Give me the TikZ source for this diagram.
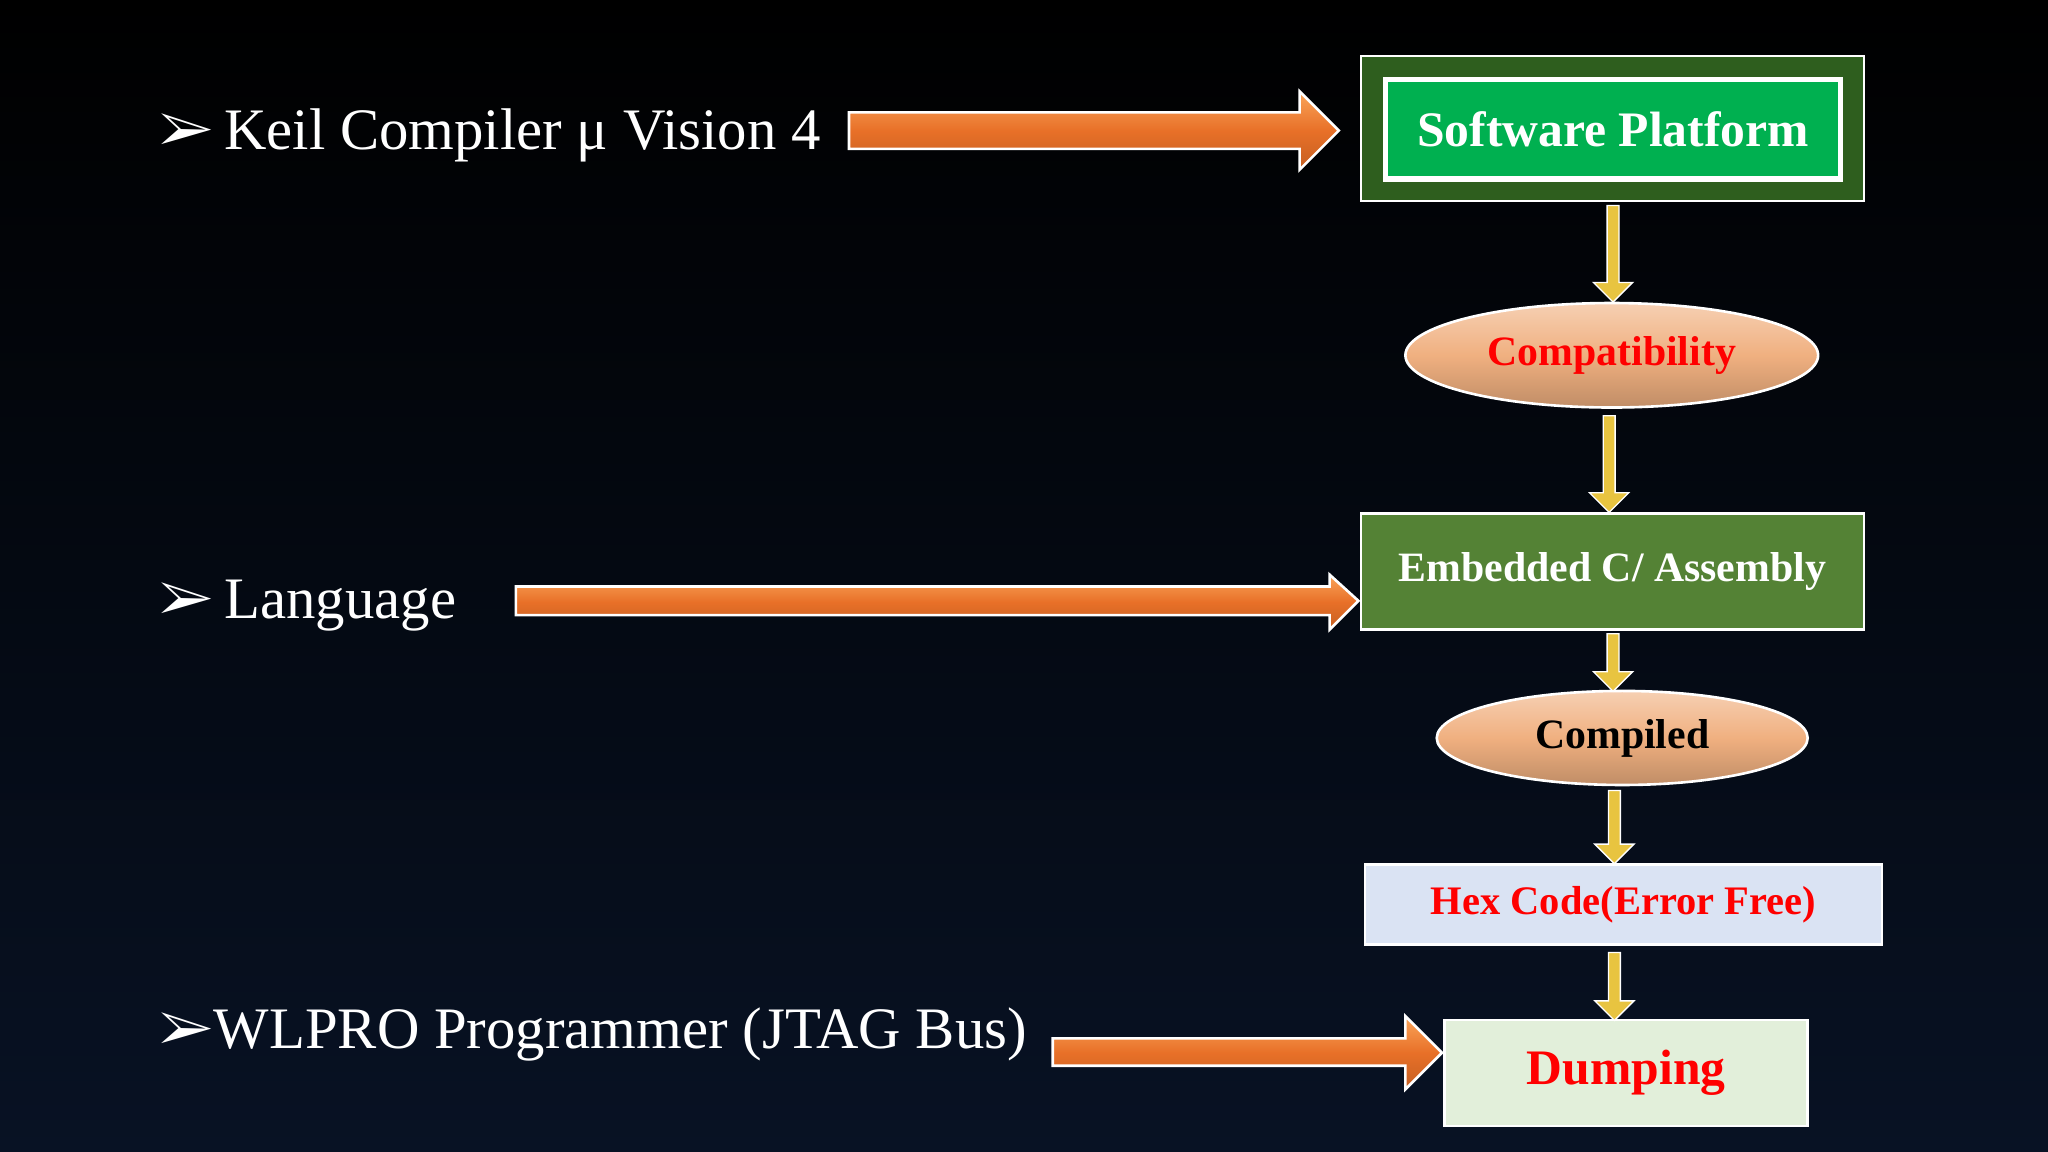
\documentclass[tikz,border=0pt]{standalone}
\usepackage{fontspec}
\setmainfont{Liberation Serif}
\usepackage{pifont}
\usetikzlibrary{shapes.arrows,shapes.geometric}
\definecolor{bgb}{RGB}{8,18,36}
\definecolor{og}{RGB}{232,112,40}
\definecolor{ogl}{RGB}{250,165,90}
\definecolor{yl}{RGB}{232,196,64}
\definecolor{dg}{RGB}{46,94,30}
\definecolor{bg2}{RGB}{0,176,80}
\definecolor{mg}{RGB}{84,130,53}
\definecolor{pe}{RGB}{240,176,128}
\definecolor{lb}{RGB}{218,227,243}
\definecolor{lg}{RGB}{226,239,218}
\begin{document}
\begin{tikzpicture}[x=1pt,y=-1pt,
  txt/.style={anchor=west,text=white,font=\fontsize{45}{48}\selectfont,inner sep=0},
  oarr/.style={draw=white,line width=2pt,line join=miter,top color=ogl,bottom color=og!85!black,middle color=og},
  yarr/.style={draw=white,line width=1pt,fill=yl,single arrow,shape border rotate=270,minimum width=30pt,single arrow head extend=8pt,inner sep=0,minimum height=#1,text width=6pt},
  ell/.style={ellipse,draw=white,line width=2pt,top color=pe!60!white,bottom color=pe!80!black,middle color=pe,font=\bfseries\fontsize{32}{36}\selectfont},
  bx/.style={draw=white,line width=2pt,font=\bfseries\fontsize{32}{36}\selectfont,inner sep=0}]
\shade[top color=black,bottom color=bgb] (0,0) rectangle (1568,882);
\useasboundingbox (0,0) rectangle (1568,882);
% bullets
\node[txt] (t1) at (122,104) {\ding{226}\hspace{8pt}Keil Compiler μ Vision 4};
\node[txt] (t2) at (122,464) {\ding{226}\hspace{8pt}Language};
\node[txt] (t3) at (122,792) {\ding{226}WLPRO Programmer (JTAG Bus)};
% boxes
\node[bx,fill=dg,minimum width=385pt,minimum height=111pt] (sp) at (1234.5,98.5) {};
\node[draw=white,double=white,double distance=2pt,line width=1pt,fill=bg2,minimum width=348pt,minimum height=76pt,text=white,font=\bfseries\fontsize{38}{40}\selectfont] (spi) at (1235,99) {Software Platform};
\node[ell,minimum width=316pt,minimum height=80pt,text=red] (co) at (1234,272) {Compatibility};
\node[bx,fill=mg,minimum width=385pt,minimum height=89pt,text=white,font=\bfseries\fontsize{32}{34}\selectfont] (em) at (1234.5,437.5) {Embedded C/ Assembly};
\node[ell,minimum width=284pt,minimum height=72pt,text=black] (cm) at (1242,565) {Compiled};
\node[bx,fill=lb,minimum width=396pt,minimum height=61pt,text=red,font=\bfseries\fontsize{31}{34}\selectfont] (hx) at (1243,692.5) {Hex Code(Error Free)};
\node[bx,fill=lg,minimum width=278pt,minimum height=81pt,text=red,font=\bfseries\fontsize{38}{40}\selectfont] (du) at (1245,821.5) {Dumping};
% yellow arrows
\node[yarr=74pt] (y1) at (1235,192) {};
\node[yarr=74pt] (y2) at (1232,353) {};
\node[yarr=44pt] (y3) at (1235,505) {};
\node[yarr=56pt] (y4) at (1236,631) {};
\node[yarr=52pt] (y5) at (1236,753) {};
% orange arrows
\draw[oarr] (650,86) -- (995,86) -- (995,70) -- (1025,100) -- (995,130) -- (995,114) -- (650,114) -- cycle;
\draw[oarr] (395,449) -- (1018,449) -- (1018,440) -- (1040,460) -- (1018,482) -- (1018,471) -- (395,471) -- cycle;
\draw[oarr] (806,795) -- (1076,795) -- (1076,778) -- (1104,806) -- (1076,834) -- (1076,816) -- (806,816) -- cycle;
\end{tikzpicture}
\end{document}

> **Direction**
Omit the pictures and reproduce the listing exactly.

> **Full answer**
Give me the TikZ source for this diagram.
\documentclass[tikz,border=0pt]{standalone}
\usepackage{fontspec}
\setmainfont{Liberation Serif}
\usepackage{pifont}
\usetikzlibrary{shapes.arrows,shapes.geometric}
\definecolor{bgb}{RGB}{8,18,36}
\definecolor{og}{RGB}{232,112,40}
\definecolor{ogl}{RGB}{250,165,90}
\definecolor{yl}{RGB}{232,196,64}
\definecolor{dg}{RGB}{46,94,30}
\definecolor{bg2}{RGB}{0,176,80}
\definecolor{mg}{RGB}{84,130,53}
\definecolor{pe}{RGB}{240,176,128}
\definecolor{lb}{RGB}{218,227,243}
\definecolor{lg}{RGB}{226,239,218}
\begin{document}
\begin{tikzpicture}[x=1pt,y=-1pt,
  txt/.style={anchor=west,text=white,font=\fontsize{45}{48}\selectfont,inner sep=0},
  oarr/.style={draw=white,line width=2pt,line join=miter,top color=ogl,bottom color=og!85!black,middle color=og},
  yarr/.style={draw=white,line width=1pt,fill=yl,single arrow,shape border rotate=270,minimum width=30pt,single arrow head extend=8pt,inner sep=0,minimum height=#1,text width=6pt},
  ell/.style={ellipse,draw=white,line width=2pt,top color=pe!60!white,bottom color=pe!80!black,middle color=pe,font=\bfseries\fontsize{32}{36}\selectfont},
  bx/.style={draw=white,line width=2pt,font=\bfseries\fontsize{32}{36}\selectfont,inner sep=0}]
\shade[top color=black,bottom color=bgb] (0,0) rectangle (1568,882);
\useasboundingbox (0,0) rectangle (1568,882);
% bullets
\node[txt] (t1) at (122,104) {\ding{226}\hspace{8pt}Keil Compiler μ Vision 4};
\node[txt] (t2) at (122,464) {\ding{226}\hspace{8pt}Language};
\node[txt] (t3) at (122,792) {\ding{226}WLPRO Programmer (JTAG Bus)};
% boxes
\node[bx,fill=dg,minimum width=385pt,minimum height=111pt] (sp) at (1234.5,98.5) {};
\node[draw=white,double=white,double distance=2pt,line width=1pt,fill=bg2,minimum width=348pt,minimum height=76pt,text=white,font=\bfseries\fontsize{38}{40}\selectfont] (spi) at (1235,99) {Software Platform};
\node[ell,minimum width=316pt,minimum height=80pt,text=red] (co) at (1234,272) {Compatibility};
\node[bx,fill=mg,minimum width=385pt,minimum height=89pt,text=white,font=\bfseries\fontsize{32}{34}\selectfont] (em) at (1234.5,437.5) {Embedded C/ Assembly};
\node[ell,minimum width=284pt,minimum height=72pt,text=black] (cm) at (1242,565) {Compiled};
\node[bx,fill=lb,minimum width=396pt,minimum height=61pt,text=red,font=\bfseries\fontsize{31}{34}\selectfont] (hx) at (1243,692.5) {Hex Code(Error Free)};
\node[bx,fill=lg,minimum width=278pt,minimum height=81pt,text=red,font=\bfseries\fontsize{38}{40}\selectfont] (du) at (1245,821.5) {Dumping};
% yellow arrows
\node[yarr=74pt] (y1) at (1235,192) {};
\node[yarr=74pt] (y2) at (1232,353) {};
\node[yarr=44pt] (y3) at (1235,505) {};
\node[yarr=56pt] (y4) at (1236,631) {};
\node[yarr=52pt] (y5) at (1236,753) {};
% orange arrows
\draw[oarr] (650,86) -- (995,86) -- (995,70) -- (1025,100) -- (995,130) -- (995,114) -- (650,114) -- cycle;
\draw[oarr] (395,449) -- (1018,449) -- (1018,440) -- (1040,460) -- (1018,482) -- (1018,471) -- (395,471) -- cycle;
\draw[oarr] (806,795) -- (1076,795) -- (1076,778) -- (1104,806) -- (1076,834) -- (1076,816) -- (806,816) -- cycle;
\end{tikzpicture}
\end{document}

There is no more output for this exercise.